Provided data:
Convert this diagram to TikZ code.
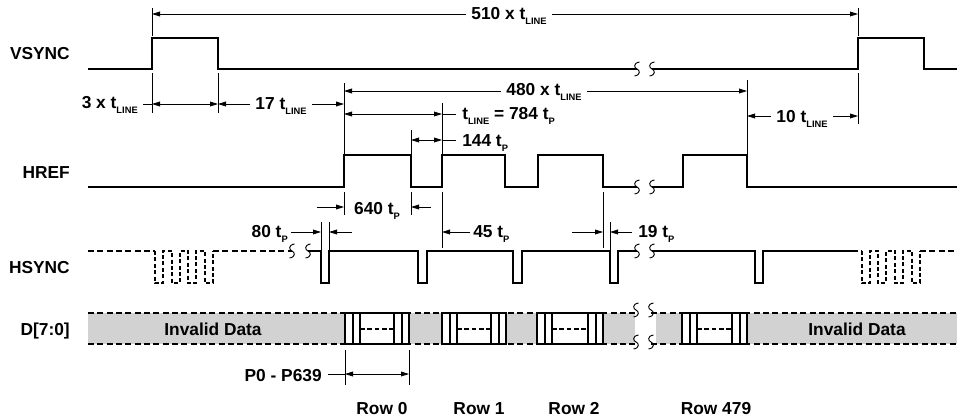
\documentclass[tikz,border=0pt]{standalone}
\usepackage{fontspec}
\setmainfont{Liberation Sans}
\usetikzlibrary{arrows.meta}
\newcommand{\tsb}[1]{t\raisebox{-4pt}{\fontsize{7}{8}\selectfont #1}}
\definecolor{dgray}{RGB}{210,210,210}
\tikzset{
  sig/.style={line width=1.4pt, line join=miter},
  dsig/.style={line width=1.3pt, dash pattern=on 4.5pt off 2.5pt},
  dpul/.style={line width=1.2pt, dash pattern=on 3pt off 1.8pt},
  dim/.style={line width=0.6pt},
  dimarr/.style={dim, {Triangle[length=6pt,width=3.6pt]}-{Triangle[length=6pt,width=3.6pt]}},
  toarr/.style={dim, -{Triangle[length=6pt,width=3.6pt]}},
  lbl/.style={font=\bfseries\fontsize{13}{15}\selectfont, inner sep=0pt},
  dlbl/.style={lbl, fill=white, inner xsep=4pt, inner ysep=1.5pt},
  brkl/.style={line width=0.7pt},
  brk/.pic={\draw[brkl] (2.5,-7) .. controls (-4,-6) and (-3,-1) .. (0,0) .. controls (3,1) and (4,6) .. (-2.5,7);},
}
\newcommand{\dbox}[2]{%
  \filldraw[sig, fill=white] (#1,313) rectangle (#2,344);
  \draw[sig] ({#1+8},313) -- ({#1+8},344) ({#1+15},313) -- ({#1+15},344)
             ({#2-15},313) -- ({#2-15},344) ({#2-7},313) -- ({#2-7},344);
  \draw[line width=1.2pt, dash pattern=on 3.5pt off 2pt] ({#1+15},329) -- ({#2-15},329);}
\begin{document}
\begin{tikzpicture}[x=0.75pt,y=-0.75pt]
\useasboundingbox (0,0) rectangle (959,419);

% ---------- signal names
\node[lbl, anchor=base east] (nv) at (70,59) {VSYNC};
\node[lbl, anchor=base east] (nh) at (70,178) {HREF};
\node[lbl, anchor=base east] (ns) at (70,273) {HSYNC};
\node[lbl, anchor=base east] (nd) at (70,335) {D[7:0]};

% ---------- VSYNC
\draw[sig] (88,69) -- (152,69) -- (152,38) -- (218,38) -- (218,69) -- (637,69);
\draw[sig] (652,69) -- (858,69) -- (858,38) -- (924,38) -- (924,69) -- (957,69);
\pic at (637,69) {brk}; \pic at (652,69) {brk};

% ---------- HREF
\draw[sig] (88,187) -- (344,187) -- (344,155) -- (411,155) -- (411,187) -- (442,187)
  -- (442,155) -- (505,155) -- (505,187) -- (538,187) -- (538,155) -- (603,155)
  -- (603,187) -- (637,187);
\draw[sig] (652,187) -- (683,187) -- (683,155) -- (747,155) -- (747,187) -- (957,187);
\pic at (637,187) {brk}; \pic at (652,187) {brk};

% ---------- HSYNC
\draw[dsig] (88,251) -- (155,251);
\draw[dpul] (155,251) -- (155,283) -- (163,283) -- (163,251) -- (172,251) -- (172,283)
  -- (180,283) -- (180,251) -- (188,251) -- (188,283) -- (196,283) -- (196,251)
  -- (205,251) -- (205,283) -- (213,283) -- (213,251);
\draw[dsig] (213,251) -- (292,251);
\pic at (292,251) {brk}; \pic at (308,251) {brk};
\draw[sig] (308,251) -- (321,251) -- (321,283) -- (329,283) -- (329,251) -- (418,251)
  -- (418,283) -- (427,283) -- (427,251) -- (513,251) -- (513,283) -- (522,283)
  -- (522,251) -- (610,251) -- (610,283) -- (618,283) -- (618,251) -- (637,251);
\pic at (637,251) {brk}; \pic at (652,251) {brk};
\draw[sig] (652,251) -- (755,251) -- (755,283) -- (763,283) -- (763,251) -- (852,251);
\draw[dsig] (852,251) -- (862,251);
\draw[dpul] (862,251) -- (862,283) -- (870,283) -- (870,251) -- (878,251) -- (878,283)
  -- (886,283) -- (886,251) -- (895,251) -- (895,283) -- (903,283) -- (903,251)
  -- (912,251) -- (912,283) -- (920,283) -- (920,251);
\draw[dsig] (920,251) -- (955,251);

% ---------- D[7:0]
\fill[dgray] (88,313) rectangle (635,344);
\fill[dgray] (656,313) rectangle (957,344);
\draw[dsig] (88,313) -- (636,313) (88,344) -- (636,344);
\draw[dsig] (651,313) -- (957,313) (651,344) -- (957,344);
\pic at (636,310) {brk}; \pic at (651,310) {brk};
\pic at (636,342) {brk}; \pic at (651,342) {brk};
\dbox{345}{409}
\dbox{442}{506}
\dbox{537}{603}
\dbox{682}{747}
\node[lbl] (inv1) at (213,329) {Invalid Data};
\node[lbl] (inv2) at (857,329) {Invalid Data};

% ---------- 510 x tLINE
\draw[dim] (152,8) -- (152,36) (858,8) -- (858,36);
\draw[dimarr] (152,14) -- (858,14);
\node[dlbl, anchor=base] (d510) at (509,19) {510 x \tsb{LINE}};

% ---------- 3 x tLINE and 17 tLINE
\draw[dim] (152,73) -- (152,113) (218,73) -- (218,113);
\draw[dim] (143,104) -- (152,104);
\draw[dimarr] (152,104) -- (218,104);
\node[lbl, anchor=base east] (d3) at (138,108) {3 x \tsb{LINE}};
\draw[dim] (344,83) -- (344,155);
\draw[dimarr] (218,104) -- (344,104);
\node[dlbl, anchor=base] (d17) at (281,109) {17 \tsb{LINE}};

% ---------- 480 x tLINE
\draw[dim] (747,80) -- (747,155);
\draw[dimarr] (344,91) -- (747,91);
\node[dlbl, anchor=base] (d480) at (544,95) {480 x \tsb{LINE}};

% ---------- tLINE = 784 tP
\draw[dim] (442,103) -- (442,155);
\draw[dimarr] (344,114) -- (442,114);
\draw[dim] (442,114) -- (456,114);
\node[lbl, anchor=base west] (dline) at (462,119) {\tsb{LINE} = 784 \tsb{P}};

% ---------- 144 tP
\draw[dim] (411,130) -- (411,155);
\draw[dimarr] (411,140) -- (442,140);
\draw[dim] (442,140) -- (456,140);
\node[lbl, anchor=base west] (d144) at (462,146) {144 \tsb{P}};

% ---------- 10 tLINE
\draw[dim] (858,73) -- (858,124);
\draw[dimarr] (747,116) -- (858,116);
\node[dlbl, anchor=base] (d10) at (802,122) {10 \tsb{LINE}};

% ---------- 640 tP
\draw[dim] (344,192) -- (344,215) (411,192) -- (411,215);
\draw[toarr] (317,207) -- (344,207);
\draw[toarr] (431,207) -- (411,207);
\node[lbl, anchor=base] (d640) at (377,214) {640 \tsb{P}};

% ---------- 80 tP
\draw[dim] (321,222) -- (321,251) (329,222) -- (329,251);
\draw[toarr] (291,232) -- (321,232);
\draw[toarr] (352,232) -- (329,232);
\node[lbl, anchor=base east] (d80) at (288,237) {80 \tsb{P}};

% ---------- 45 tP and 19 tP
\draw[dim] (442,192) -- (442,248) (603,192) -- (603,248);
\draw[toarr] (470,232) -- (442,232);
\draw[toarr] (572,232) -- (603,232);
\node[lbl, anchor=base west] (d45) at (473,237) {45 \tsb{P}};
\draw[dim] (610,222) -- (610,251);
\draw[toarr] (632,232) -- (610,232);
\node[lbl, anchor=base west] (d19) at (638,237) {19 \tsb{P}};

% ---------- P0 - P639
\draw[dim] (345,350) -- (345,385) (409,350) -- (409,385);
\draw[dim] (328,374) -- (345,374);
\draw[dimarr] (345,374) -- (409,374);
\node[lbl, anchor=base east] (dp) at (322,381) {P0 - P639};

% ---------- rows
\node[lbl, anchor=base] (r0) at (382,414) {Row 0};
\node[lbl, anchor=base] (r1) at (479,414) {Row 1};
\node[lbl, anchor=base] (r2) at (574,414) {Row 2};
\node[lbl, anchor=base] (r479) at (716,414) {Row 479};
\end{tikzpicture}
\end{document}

Exercise task:
Leave out the pictures, then repeat the listing above exactly from its first line to the line with "anchor=base east] (nd)", inclusive.

Result:
Convert this diagram to TikZ code.
\documentclass[tikz,border=0pt]{standalone}
\usepackage{fontspec}
\setmainfont{Liberation Sans}
\usetikzlibrary{arrows.meta}
\newcommand{\tsb}[1]{t\raisebox{-4pt}{\fontsize{7}{8}\selectfont #1}}
\definecolor{dgray}{RGB}{210,210,210}
\tikzset{
  sig/.style={line width=1.4pt, line join=miter},
  dsig/.style={line width=1.3pt, dash pattern=on 4.5pt off 2.5pt},
  dpul/.style={line width=1.2pt, dash pattern=on 3pt off 1.8pt},
  dim/.style={line width=0.6pt},
  dimarr/.style={dim, {Triangle[length=6pt,width=3.6pt]}-{Triangle[length=6pt,width=3.6pt]}},
  toarr/.style={dim, -{Triangle[length=6pt,width=3.6pt]}},
  lbl/.style={font=\bfseries\fontsize{13}{15}\selectfont, inner sep=0pt},
  dlbl/.style={lbl, fill=white, inner xsep=4pt, inner ysep=1.5pt},
  brkl/.style={line width=0.7pt},
  brk/.pic={\draw[brkl] (2.5,-7) .. controls (-4,-6) and (-3,-1) .. (0,0) .. controls (3,1) and (4,6) .. (-2.5,7);},
}
\newcommand{\dbox}[2]{%
  \filldraw[sig, fill=white] (#1,313) rectangle (#2,344);
  \draw[sig] ({#1+8},313) -- ({#1+8},344) ({#1+15},313) -- ({#1+15},344)
             ({#2-15},313) -- ({#2-15},344) ({#2-7},313) -- ({#2-7},344);
  \draw[line width=1.2pt, dash pattern=on 3.5pt off 2pt] ({#1+15},329) -- ({#2-15},329);}
\begin{document}
\begin{tikzpicture}[x=0.75pt,y=-0.75pt]
\useasboundingbox (0,0) rectangle (959,419);

% ---------- signal names
\node[lbl, anchor=base east] (nv) at (70,59) {VSYNC};
\node[lbl, anchor=base east] (nh) at (70,178) {HREF};
\node[lbl, anchor=base east] (ns) at (70,273) {HSYNC};
\node[lbl, anchor=base east] (nd) at (70,335) {D[7:0]};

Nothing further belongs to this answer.